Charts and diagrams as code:
┌────────

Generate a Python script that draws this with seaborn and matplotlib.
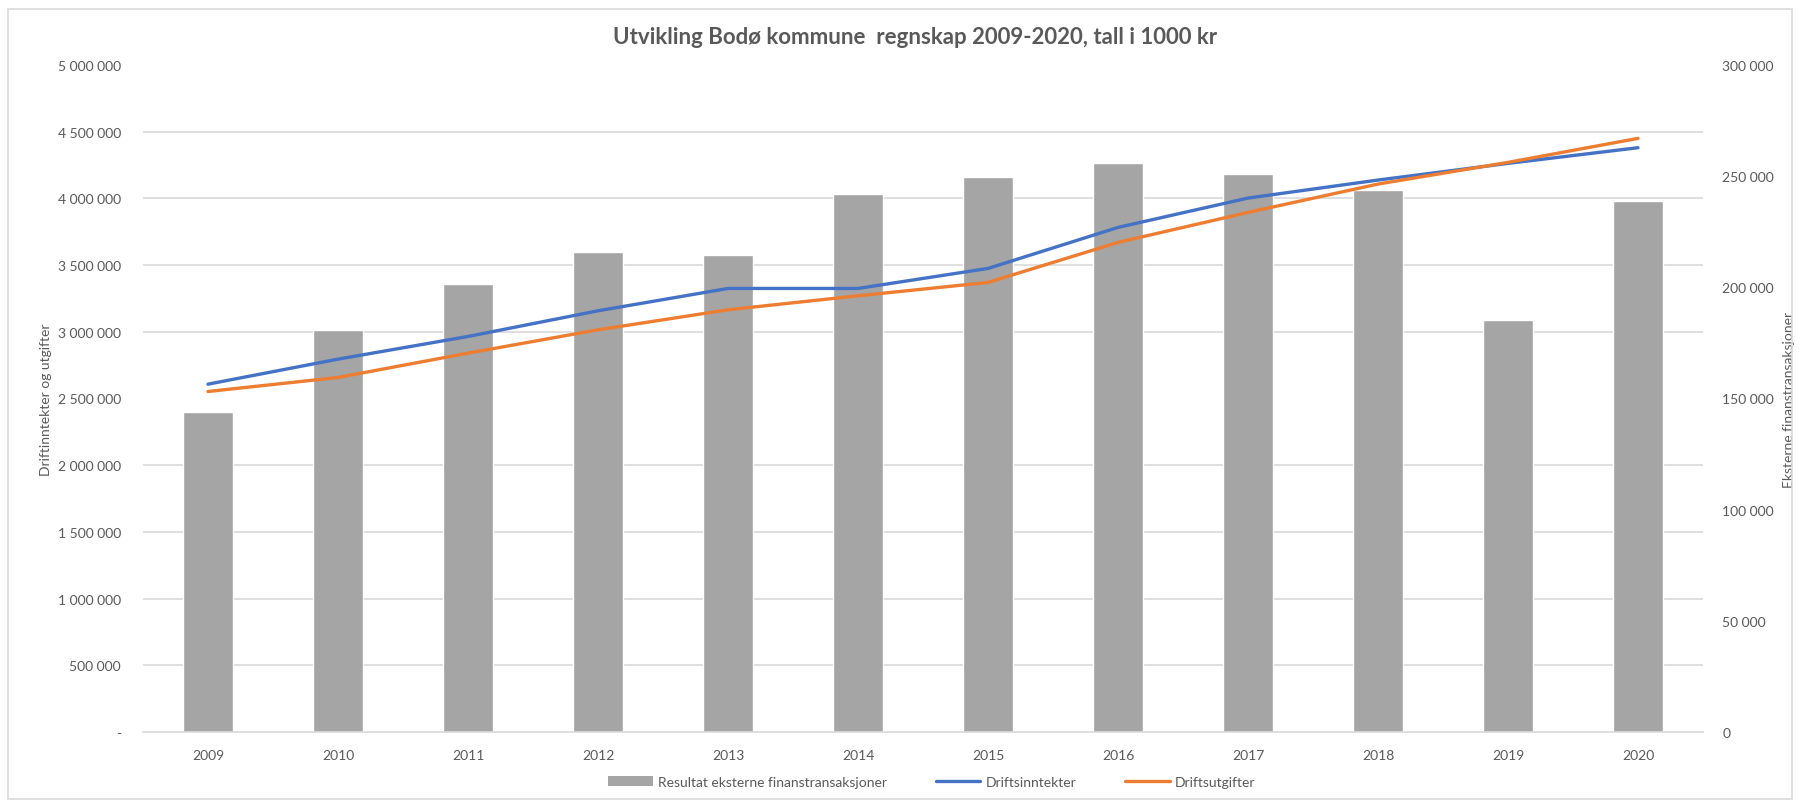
import numpy as np
import pandas as pd
import matplotlib
matplotlib.use("Agg")
import matplotlib.pyplot as plt
import seaborn as sns
from matplotlib.patches import Patch, Rectangle
from matplotlib.lines import Line2D
from matplotlib.ticker import FuncFormatter, MultipleLocator

years = ["2009", "2010", "2011", "2012", "2013", "2014", "2015", "2016", "2017", "2018", "2019", "2020"]
finans = [143800, 180900, 201500, 215900, 214400, 242100, 249800, 255800, 251000, 243900, 185400, 239000]
driftsinntekter = [2607500, 2795000, 2965000, 3157500, 3325000, 3325000, 3475000, 3782500, 4002500, 4137500, 4262500, 4380000]
driftsutgifter = [2552500, 2657500, 2840000, 3015000, 3165000, 3270000, 3370000, 3670000, 3895000, 4107500, 4270000, 4450000]

title = "Utvikling Bodø kommune  regnskap 2009-2020, tall i 1000 kr"
left_label = "Driftinntekter og utgifter"
right_label = "Eksterne finanstransaksjoner"
legend_labels = ["Resultat eksterne finanstransaksjoner", "Driftsinntekter", "Driftsutgifter"]

GRAY = "#A5A5A5"
BLUE = "#4472C4"
ORANGE = "#ED7D31"
TXT = "#595959"
GRID = "#D9D9D9"

sns.set_theme(style="white")
plt.rcParams["font.family"] = ["Lato", "DejaVu Sans"]

fig = plt.figure(figsize=(18, 8.04), dpi=100)
ax = fig.add_axes([143 / 1800, 71 / 804, 1560 / 1800, 667 / 804])

df = pd.DataFrame({"year": years, "finans": finans,
                   "inn": driftsinntekter, "ut": driftsutgifter})
df["pos"] = np.arange(len(years))

# bars on primary axis (drawn below), right-side scale
sns.barplot(data=df, x="year", y="finans", color=GRAY, saturation=1, width=0.39, ax=ax, zorder=2)

# lines on twin axis (drawn on top), left-side scale
ax2 = ax.twinx()
sns.lineplot(data=df, x="pos", y="inn", color=BLUE, linewidth=2.4, ax=ax2)
sns.lineplot(data=df, x="pos", y="ut", color=ORANGE, linewidth=2.4, ax=ax2)

# primary axis styling (right scale)
ax.set_ylim(0, 300000)
ax.set_xlim(-0.5, len(years) - 0.5)
ax.yaxis.tick_right()
ax.yaxis.set_label_position("right")
ax.yaxis.set_major_locator(MultipleLocator(50000))
ax.yaxis.set_minor_locator(MultipleLocator(30000))
ax.yaxis.set_major_formatter(FuncFormatter(lambda v, p: f"{int(v):,}".replace(",", " ")))
ax.grid(False)
ax.grid(True, which="minor", axis="y", color=GRID, linewidth=1.2, zorder=0)
ax.set_axisbelow(True)
ax.tick_params(axis="y", which="both", length=0, pad=14, labelsize=10, labelcolor=TXT,
               left=False, labelleft=False, right=True, labelright=True)
ax.tick_params(axis="x", length=0, pad=12, labelsize=10, labelcolor=TXT)
ax.set_xlabel("")
ax.set_ylabel(right_label, color=TXT, fontsize=10, labelpad=6, rotation=90)
for s in ["top", "left", "right"]:
    ax.spines[s].set_visible(False)
ax.spines["bottom"].set_color(GRID)
ax.spines["bottom"].set_linewidth(1.2)

# twin axis styling (left scale)
ax2.set_ylim(0, 5000000)
ax2.set_xlim(-0.5, len(years) - 0.5)
ax2.yaxis.tick_left()
ax2.yaxis.set_label_position("left")
ax2.yaxis.set_major_locator(MultipleLocator(500000))
ax2.yaxis.set_major_formatter(FuncFormatter(lambda v, p: "-" if v == 0 else f"{int(v):,}".replace(",", " ")))
ax2.grid(False)
ax2.tick_params(axis="y", length=0, pad=16, labelsize=10, labelcolor=TXT,
                left=True, labelleft=True, right=False, labelright=False)
ax2.set_ylabel(left_label, color=TXT, fontsize=10, labelpad=4)
ax2.set_xlabel("")
for s in ax2.spines.values():
    s.set_visible(False)

fig.text(915 / 1800, 1 - 37 / 804, title, ha="center", va="center",
         fontsize=16, fontweight="bold", color=TXT)

handles = [Patch(facecolor=GRAY, edgecolor="none"),
           Line2D([0], [0], color=BLUE, linewidth=2.4),
           Line2D([0], [0], color=ORANGE, linewidth=2.4)]
leg = fig.legend(handles, legend_labels, loc="center", bbox_to_anchor=(932 / 1800, 1 - 783 / 804),
                 ncol=3, frameon=False, fontsize=10, handlelength=3.2, columnspacing=3.5,
                 handletextpad=0.4)
for t in leg.get_texts():
    t.set_color(TXT)

fig.patches.append(Rectangle((8 / 1800, 4 / 804), 1 - 16 / 1800, 1 - 14 / 804,
                             transform=fig.transFigure, fill=False, edgecolor="#D9D9D9",
                             linewidth=1.2))

fig.savefig("out.png", dpi=100, facecolor="white")
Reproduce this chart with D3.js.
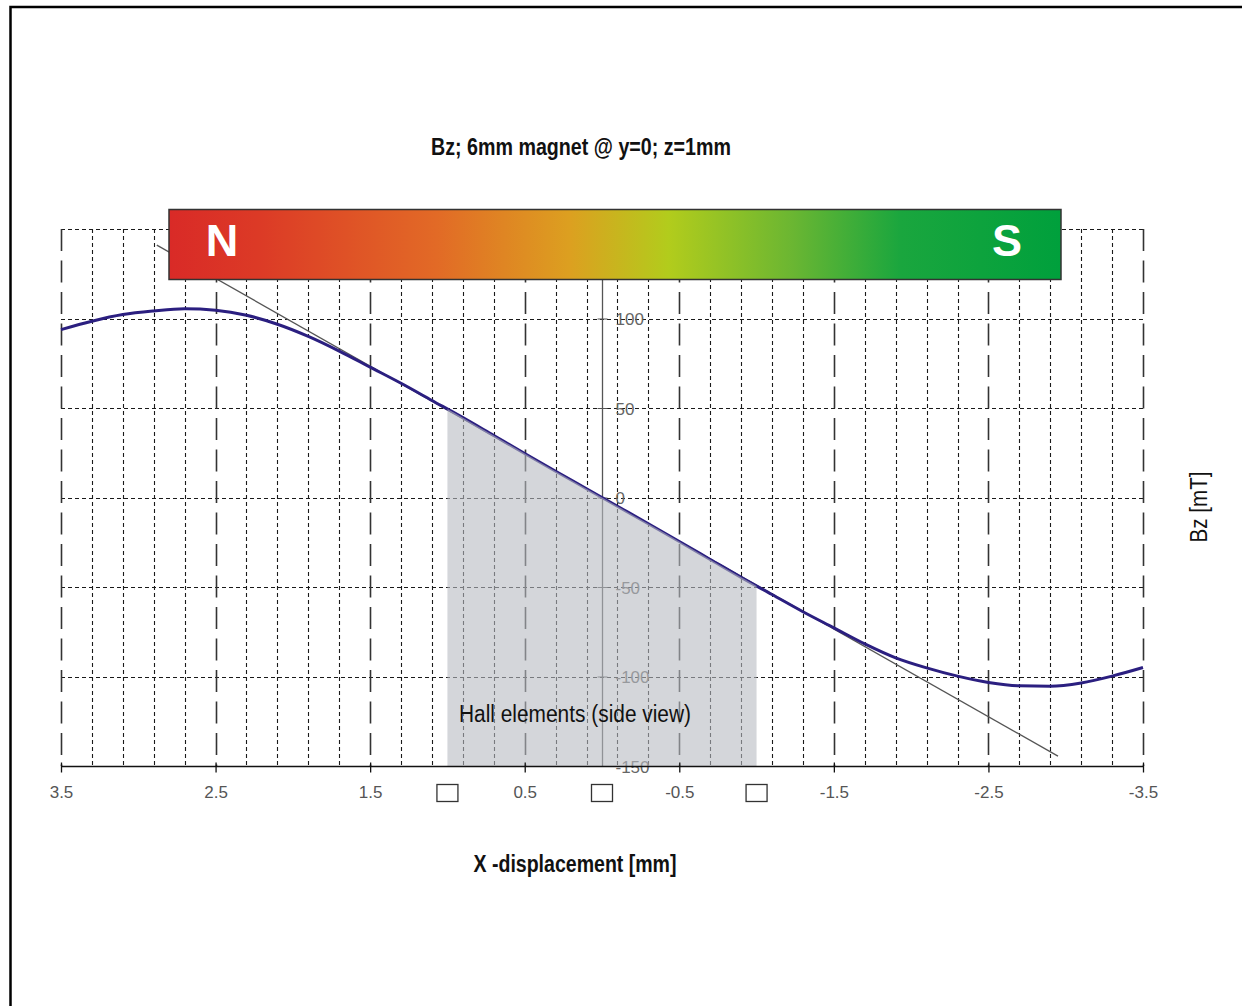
<!DOCTYPE html>
<html>
<head>
<meta charset="utf-8">
<script src="https://cdn.jsdelivr.net/npm/d3@7"></script>
<style>
  html, body { margin: 0; padding: 0; background: #fff; }
  svg { display: block; }
</style>
</head>
<body>
<svg id="chart" width="1242" height="1006"></svg>
<script>
// ---------- data ----------
const titleText = "Bz; 6mm magnet @ y=0; z=1mm";
const xLabelText = "X -displacement [mm]";
const yLabelText = "Bz [mT]";
const hallText = "Hall elements (side view)";

const xPositions = [3.5, 3.3, 3.1, 2.9, 2.7, 2.5, 2.3, 2.1, 1.9, 1.7, 1.5, 1.3, 1.1, 0.9, 0.7, 0.5, 0.3, 0.1,
  -0.1, -0.3, -0.5, -0.7, -0.9, -1.1, -1.3, -1.5, -1.7, -1.9, -2.1, -2.3, -2.5, -2.7, -2.9, -3.1, -3.3, -3.5];
const bzValues = [93.8, 98.5, 102.2, 104.2, 105.4, 104.6, 101.8, 96.8, 90.0, 81.8, 72.8, 63.8, 54.2, 44.6, 34.6, 24.6, 14.7, 4.9,
  -4.9, -14.7, -24.6, -34.6, -44.6, -54.2, -63.8, -72.8, -81.8, -89.6, -95.2, -99.8, -103.3, -105.2, -105.4, -103.6, -99.8, -95.0];

const tangentX = [2.88, -2.95];
const tangentY = [141.0, -144.5];

const hallPositions = [1.0, 0.0, -1.0];
const hallRange = [1.0, -1.0];

const xTicks = [3.5, 2.5, 1.5, 0.5, -0.5, -1.5, -2.5, -3.5];
const xTickLabels = ["3.5", "2.5", "1.5", "0.5", "-0.5", "-1.5", "-2.5", "-3.5"];
const yTicks = [100, 50, 0, -50, -100, -150];
const yTickLabels = ["100", "50", "0", "-50", "-100", "-150"];
const yGrid = [150, 100, 50, 0, -50, -100];

const magnetLabels = ["N", "S"];
const magnetColors = ["#d92a27", "#dc3a26", "#e26a26", "#dca020", "#b2cc1c", "#6ab632", "#1aa63e", "#00a03c"];
const magnetStops = [0, 0.1, 0.3, 0.45, 0.56, 0.7, 0.82, 1];

// ---------- layout ----------
const svg = d3.select("#chart");
const W = 1242, H = 1006;
const fontNum = "'Liberation Sans', Arial, sans-serif";
const fontTxt = "'Liberation Sans Narrow', 'Arial Narrow', 'Liberation Sans', sans-serif";

const x = d3.scaleLinear().domain([3.5, -3.5]).range([61, 1143]);
const y = d3.scaleLinear().domain([-150, 150]).range([766, 229]);

svg.append("rect").attr("width", W).attr("height", H).attr("fill", "#fff");

// outer frame (extends beyond right/bottom)
svg.append("rect").attr("x", 10.5).attr("y", 7).attr("width", 1400).attr("height", 1200)
  .attr("fill", "none").attr("stroke", "#000").attr("stroke-width", 2.5);

const g = svg.append("g");

// grid: horizontal
g.selectAll("line.hgrid").data(yGrid).join("line")
  .attr("class", "hgrid")
  .attr("x1", x(3.5)).attr("x2", x(-3.5))
  .attr("y1", d => Math.round(y(d)) + 0.5).attr("y2", d => Math.round(y(d)) + 0.5)
  .attr("stroke", "#1a1a1a").attr("stroke-width", 1.1).attr("stroke-dasharray", "4,3");

// grid: vertical (every 0.2 mm, long dashes on whole-offset lines)
const vGrid = d3.range(0, 36).map(i => +(3.5 - i * 0.2).toFixed(2));
g.selectAll("line.vgrid").data(vGrid).join("line")
  .attr("class", "vgrid")
  .attr("x1", d => Math.round(x(d)) + 0.5).attr("x2", d => Math.round(x(d)) + 0.5)
  .attr("y1", y(150)).attr("y2", y(-150))
  .attr("stroke", d => xTicks.includes(d) ? "#333" : "#1a1a1a")
  .attr("stroke-width", d => xTicks.includes(d) ? 1.6 : 1.1)
  .attr("stroke-dasharray", d => xTicks.includes(d) ? "22,9.5" : "4,3");

// y axis line
g.append("line")
  .attr("x1", x(0) + 0.5).attr("x2", x(0) + 0.5)
  .attr("y1", y(150)).attr("y2", y(-150))
  .attr("stroke", "#555").attr("stroke-width", 1.3);

// y axis ticks & labels
const yAxis = d3.axisRight(y).tickValues(yTicks).tickSize(5)
  .tickFormat((d, i) => yTickLabels[i]);
const yA = g.append("g").attr("transform", `translate(${x(0) + 0.5},0)`).call(yAxis);
yA.select(".domain").remove();
yA.selectAll(".tick line").attr("x1", -5).attr("stroke", "#555").attr("stroke-width", 1);
yA.selectAll(".tick text").attr("x", 13).attr("dy", "0.36em")
  .attr("font-family", fontNum).attr("font-size", 17).attr("fill", "#666")
  .attr("text-anchor", "start");

// tangent line
g.append("line")
  .attr("x1", x(tangentX[0])).attr("y1", y(tangentY[0]))
  .attr("x2", x(tangentX[1])).attr("y2", y(tangentY[1]))
  .attr("stroke", "#555").attr("stroke-width", 1.3);

// curve
const pts = xPositions.map((d, i) => [d, bzValues[i]]);
const line = d3.line().x(d => x(d[0])).y(d => y(d[1])).curve(d3.curveMonotoneX);
g.append("path").datum(pts)
  .attr("d", line)
  .attr("fill", "none").attr("stroke", "#2b1f80").attr("stroke-width", 3);

// hall region shaded area
function valueAt(xv) {
  for (let i = 0; i < pts.length - 1; i++) {
    const a = pts[i], b = pts[i + 1];
    if ((xv <= a[0] && xv >= b[0])) {
      const t = (a[0] - xv) / (a[0] - b[0]);
      return a[1] + t * (b[1] - a[1]);
    }
  }
  return 0;
}
const areaPts = [[hallRange[0], valueAt(hallRange[0])]]
  .concat(pts.filter(p => p[0] < hallRange[0] && p[0] > hallRange[1]))
  .concat([[hallRange[1], valueAt(hallRange[1])]]);
const area = d3.area().x(d => x(d[0])).y0(y(-150)).y1(d => y(d[1])).curve(d3.curveMonotoneX);
g.append("path").datum(areaPts)
  .attr("d", area)
  .attr("fill", "rgb(183,186,194)").attr("fill-opacity", 0.6);

// x axis
const xAxis = d3.axisBottom(x).tickValues(xTicks).tickSize(6)
  .tickFormat((d, i) => xTickLabels[i]).tickPadding(13);
const xA = g.append("g").attr("transform", `translate(0,${y(-150) + 0.5})`).call(xAxis);
xA.select(".domain").attr("stroke", "#111").attr("stroke-width", 1.5).attr("d", `M${x(3.5)},0H${x(-3.5)}`);
xA.selectAll(".tick line").attr("y1", -4).attr("stroke", "#111").attr("stroke-width", 1.3);
xA.selectAll(".tick text")
  .attr("font-family", fontNum).attr("font-size", 17).attr("fill", "#555");

// hall element squares
g.selectAll("rect.hall").data(hallPositions).join("rect")
  .attr("class", "hall")
  .attr("x", d => x(d) - 10.5).attr("y", 784.5)
  .attr("width", 21).attr("height", 17)
  .attr("fill", "#fff").attr("stroke", "#333").attr("stroke-width", 1.3);

// condensed text helper
function label(sel, txt, cx, cy, len, size, weight, rotate) {
  const t = sel.append("text")
    .attr("text-anchor", "middle")
    .attr("font-family", fontTxt).attr("font-size", size)
    .attr("font-weight", weight).attr("fill", "#111")
    .attr("textLength", len).attr("lengthAdjust", "spacingAndGlyphs")
    .text(txt);
  if (rotate) t.attr("transform", `translate(${cx},${cy}) rotate(-90)`);
  else t.attr("x", cx).attr("y", cy);
  return t;
}

label(g, hallText, 575, 722, 232, 23, "normal");
label(svg, titleText, 581, 155, 300, 23, "bold");
label(svg, xLabelText, 575, 872, 203, 23, "bold");
label(svg, yLabelText, 1207, 507, 71, 23, "normal", true);

// magnet bar
const defs = svg.append("defs");
const grad = defs.append("linearGradient").attr("id", "mag").attr("x1", "0%").attr("x2", "100%");
grad.selectAll("stop").data(magnetColors).join("stop")
  .attr("offset", (d, i) => magnetStops[i] * 100 + "%").attr("stop-color", d => d);

svg.append("rect").attr("x", 169).attr("y", 209.5).attr("width", 892).attr("height", 70)
  .attr("fill", "url(#mag)").attr("stroke", "#333").attr("stroke-width", 1.5);

svg.selectAll("text.pole").data(magnetLabels).join("text")
  .attr("class", "pole")
  .attr("x", (d, i) => i === 0 ? 222 : 1007).attr("y", 256)
  .attr("text-anchor", "middle")
  .attr("font-family", "'Liberation Sans', Arial, sans-serif").attr("font-weight", "bold")
  .attr("font-size", 45).attr("fill", "#fff")
  .text(d => d);
</script>
</body>
</html>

└────────

■ SET PROBLEM
Pictures stay out. Repeat only the lines from the beginning of the data through the line that has "from matplotlib.ticker import".

■ COMPLETE RESPONSE
Generate a Python script that draws this with seaborn and matplotlib.
import numpy as np
import pandas as pd
import matplotlib
matplotlib.use("Agg")
import matplotlib.pyplot as plt
import seaborn as sns
from matplotlib.patches import Patch, Rectangle
from matplotlib.lines import Line2D
from matplotlib.ticker import FuncFormatter, MultipleLocator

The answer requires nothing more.